Start at the line containing "Emit a Python", stop at the line containing "import plotly.graph_objects as go", and set down every line in that stretch exactly as written, and nothing else.

▸ **Dataset excerpts**:
□ □ □
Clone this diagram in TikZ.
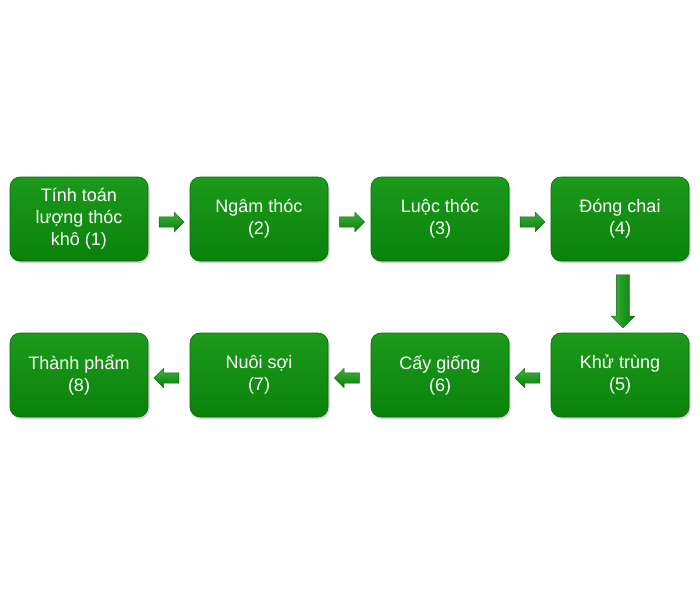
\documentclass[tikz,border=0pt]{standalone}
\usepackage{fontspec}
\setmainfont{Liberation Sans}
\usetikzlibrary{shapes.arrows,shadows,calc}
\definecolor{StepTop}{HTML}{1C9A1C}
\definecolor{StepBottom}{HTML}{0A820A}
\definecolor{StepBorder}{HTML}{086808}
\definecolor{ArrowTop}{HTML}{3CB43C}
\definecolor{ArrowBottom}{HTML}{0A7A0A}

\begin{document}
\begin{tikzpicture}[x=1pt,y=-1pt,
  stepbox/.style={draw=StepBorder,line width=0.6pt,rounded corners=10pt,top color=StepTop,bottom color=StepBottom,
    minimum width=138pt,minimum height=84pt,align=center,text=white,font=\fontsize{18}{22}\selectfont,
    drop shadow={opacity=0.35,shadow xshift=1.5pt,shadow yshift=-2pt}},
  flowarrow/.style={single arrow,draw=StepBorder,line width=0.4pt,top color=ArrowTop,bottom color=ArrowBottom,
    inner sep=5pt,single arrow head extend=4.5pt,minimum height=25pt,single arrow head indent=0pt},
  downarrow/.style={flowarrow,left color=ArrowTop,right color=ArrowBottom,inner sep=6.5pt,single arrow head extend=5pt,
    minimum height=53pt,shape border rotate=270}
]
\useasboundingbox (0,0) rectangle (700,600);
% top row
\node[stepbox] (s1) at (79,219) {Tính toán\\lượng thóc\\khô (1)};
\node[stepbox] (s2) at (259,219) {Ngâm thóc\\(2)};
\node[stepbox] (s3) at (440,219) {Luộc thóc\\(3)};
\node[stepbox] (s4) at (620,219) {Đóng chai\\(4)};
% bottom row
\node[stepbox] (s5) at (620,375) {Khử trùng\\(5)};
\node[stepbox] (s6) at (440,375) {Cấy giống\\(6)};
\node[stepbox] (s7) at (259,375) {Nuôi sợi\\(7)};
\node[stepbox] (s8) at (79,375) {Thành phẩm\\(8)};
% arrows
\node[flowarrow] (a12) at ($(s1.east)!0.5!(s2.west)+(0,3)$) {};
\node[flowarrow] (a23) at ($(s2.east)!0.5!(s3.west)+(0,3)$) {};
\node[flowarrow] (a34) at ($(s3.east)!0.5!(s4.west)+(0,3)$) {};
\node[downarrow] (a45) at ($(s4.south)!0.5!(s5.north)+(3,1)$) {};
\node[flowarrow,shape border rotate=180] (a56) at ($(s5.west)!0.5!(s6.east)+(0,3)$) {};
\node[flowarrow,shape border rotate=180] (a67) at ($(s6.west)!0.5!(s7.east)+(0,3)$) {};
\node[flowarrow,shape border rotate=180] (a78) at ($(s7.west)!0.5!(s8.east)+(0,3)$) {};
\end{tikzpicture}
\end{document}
□ □ □
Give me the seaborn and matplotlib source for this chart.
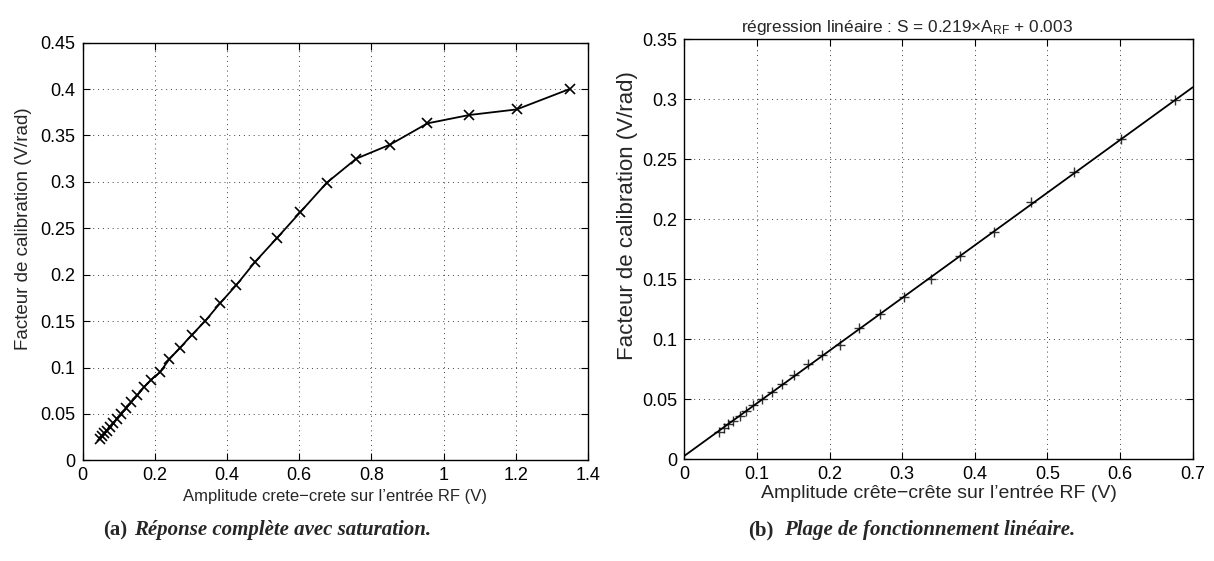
□ □ □
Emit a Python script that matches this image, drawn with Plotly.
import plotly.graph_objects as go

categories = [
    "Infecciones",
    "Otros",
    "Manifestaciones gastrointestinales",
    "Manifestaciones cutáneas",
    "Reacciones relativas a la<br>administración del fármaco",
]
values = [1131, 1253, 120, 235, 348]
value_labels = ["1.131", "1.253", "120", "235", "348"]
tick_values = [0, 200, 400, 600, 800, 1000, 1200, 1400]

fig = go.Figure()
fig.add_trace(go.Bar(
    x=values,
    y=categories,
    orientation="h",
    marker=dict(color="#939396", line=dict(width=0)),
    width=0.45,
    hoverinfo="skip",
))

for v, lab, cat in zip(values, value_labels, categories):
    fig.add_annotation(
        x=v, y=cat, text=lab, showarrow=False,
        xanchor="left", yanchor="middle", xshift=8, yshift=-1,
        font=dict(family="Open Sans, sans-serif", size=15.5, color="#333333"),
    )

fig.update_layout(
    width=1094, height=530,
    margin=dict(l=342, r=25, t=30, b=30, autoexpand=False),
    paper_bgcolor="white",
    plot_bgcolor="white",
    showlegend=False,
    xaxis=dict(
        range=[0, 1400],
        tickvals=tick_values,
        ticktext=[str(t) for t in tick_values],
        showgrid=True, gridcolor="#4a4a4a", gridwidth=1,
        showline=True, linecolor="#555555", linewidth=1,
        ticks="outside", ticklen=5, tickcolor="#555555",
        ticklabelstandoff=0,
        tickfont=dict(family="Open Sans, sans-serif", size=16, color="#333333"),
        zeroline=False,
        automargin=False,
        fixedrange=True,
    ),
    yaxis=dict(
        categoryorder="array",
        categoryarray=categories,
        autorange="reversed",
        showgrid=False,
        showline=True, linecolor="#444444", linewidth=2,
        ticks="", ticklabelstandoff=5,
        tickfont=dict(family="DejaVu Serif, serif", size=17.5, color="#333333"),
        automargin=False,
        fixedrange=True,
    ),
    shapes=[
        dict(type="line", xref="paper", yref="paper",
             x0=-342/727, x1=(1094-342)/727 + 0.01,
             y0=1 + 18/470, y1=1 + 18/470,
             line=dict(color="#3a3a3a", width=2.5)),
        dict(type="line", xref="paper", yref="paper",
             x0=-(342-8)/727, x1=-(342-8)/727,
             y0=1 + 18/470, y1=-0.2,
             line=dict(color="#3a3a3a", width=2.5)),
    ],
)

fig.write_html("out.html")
□ □ □
▸ **Reply**:
Emit a Python script that matches this image, drawn with Plotly.
import plotly.graph_objects as go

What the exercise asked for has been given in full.